The present invention relates to a high-pressure discharge lamp. Specifically, the present invention relates to a high-pressure discharge lamp preferably used for lighting at such usages for high ceilings, stores, and streets.
Conventionally, high-pressure discharge lamps for such usage as high ceilings, stores, and streets comprise a light emission tube made of quartz glass or ceramic, an outer tube, and wire frames made of a conductive material for supporting the light emission tube at the outer tube (for example, refer to U.S. Pat. No. 6,326,721). Since the light emission tube of this kind of high-pressure discharge lamp is heated to a very high temperature during lighting, relieving the thermal stress generated in the light emission tube is critical for preventing the breakage of the light emission tube. U.S. Pat. No. 6,326,721 discloses a structure where the stress due to the thermal expansion of the light emission tube during lighting is relieved by a coil provided at one end of the wire frame.
Further, there are other prior art arrangements for similarly preventing the breakage of the light emission tube. In such prior arts, a compressive stress latently exerts the material of the light emission tube in advance in order to relieve the tensile stress to be generated on the surface of the light emission tube during lighting (for example, refer to Japan Patent Application Laid-open Publication No. 2-301957 and Japan Patent Application Laid-open Publication No. 60-225159). These prior art references intend to cancel the tensile stress generated during lighting by the compressive stress latently exerted, thereby preventing the breakage of the light emission tube.
The lighting conditions required for high-pressure discharge lamps have been changing recently. The conditions are broadly classified into two conditions. As a first condition, under the circumstance where these high-pressure discharge lamps, in particular, metal halide lamps, are required to have higher efficiency, the operation pressure in the light emission tube is required to be increased from a conventional pressure of several atms (about 5 to 9 atms) to a pressure of ten-odd atms (about 10 to 15 atms) to improve lighting efficiency. Several methods are available to raise the operation pressure. For example, a general method for increasing operation pressure is to make the light emission size smaller for increasing a load applied to a tube wall and raise the temperature of the light emission tube higher than a conventional temperature so as to accelerate evaporation of sealed metals. Another condition relates to the lighting posture of the lamp.
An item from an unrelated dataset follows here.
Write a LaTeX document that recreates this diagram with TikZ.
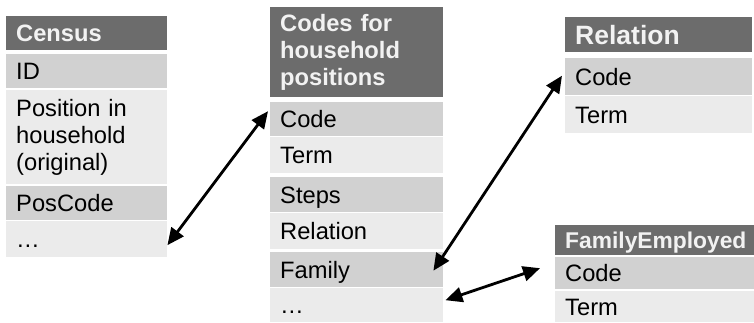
\documentclass[tikz,border=0pt]{standalone}
\usepackage{fontspec}
\setmainfont{Liberation Sans}
\usetikzlibrary{arrows.meta}
\definecolor{headgray}{HTML}{6C6C6C}
\definecolor{rowdark}{HTML}{D1D1D1}
\definecolor{rowlight}{HTML}{EBEBEB}
\definecolor{headtext}{HTML}{F2F2F2}
\tikzset{
  cell/.style={anchor=north west, rectangle, inner ysep=0pt, inner xsep=10pt,
    align=left, text=black, font=\fontsize{23.7}{27}\selectfont},
  oneline/.style={text height=#1, text depth=0pt},
  oneline/.default=17pt,
  head/.style={cell, fill=headgray, text=headtext,
    font=\fontsize{23.7}{27}\selectfont\bfseries},
  dark/.style={cell, oneline, fill=rowdark},
  light/.style={cell, oneline, fill=rowlight},
  sz/.style 2 args={text width=#1, minimum height=#2},
  link/.style={line width=2.8pt, {Triangle[length=17pt,width=15pt]}-{Triangle[length=17pt,width=15pt]}},
}
\begin{document}
\begin{tikzpicture}[x=1pt,y=-1pt]
\useasboundingbox (0,0) rectangle (754,322);

% Census table
\node[head, oneline, sz={141pt}{34pt}] (census)  at (6,16)  {Census};
\node[dark,  sz={141pt}{34pt}] (cid)     at (6,54)  {ID};
\node[cell, fill=rowlight, sz={141pt}{94pt}] (cpos) at (6,90) {Position in\\household\\(original)};
\node[dark,  sz={141pt}{34pt}] (cposc)   at (6,186) {PosCode};
\node[light, sz={141pt}{36pt}] (cdots)   at (6,221) {…};

% Codes for household positions
\node[head,  sz={153pt}{90pt}] (codes)   at (270,7)   {Codes for\\household\\positions};
\node[dark,  sz={153pt}{34pt}] (kcode)   at (270,102) {Code};
\node[light, sz={153pt}{36pt}] (kterm)   at (270,137) {Term};
\node[dark,  sz={153pt}{35pt}] (ksteps)  at (270,177) {Steps};
\node[light, sz={153pt}{36pt}] (krel)    at (270,213) {Relation};
\node[dark,  sz={153pt}{35pt}] (kfam)    at (270,252) {Family};
\node[light, sz={153pt}{34pt}] (kdots)   at (270,288) {…};

% Relation table
\begin{scope}[every node/.append style={font=\fontsize{26.5}{30}\selectfont, inner xsep=11pt, oneline=19pt}]
\node[head,  sz={167pt}{35pt}, font=\fontsize{26.5}{30}\selectfont\bfseries] (rel) at (565,17) {Relation};
\node[dark,  sz={167pt}{37pt}] (rcode) at (565,58) {Code};
\node[light, sz={167pt}{37pt}] (rterm) at (565,96) {Term};
\end{scope}

% FamilyEmployed table
\begin{scope}[every node/.append style={font=\fontsize{22.8}{26}\selectfont, inner xsep=8pt, oneline=16.3pt}]
\node[head,  sz={183pt}{30pt}, font=\fontsize{22.8}{26}\selectfont\bfseries] (fam) at (555,225) {FamilyEmployed};
\node[dark,  sz={183pt}{32pt}] (fcode) at (555,257) {Code};
\node[light, sz={183pt}{31pt}] (fterm) at (555,291) {Term};
\end{scope}

% Links between the tables
\draw[link] ([yshift=-6pt]cdots.east) -- ([xshift=-2pt,yshift=8pt]kcode.west);
\draw[link] ([xshift=-10pt,yshift=-1pt]kfam.east) -- ([xshift=-3pt,yshift=1pt]rcode.west);
\draw[link] ([xshift=2pt,yshift=5pt]kdots.east) -- ([xshift=-15pt,yshift=5pt]fcode.west);
\end{tikzpicture}
\end{document}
Although the lamp has been used in a vertical lighting posture relatively frequently, the use of the lamp in a horizontal lighting posture is increasing in view of the design of lighting apparatuses, in particular, the design for attaining space-saving.
However, the above-mentioned prior art devices are all intended to relieve the thermal stress generated in the light emission tube during lighting at an operation pressure of several atms in a vertical lighting posture. The above-mentioned prior art devices do not provide countermeasures against the thermal stress generated in the light emission tube under at a high operation pressure of ten-odd atms in a horizontal lighting posture.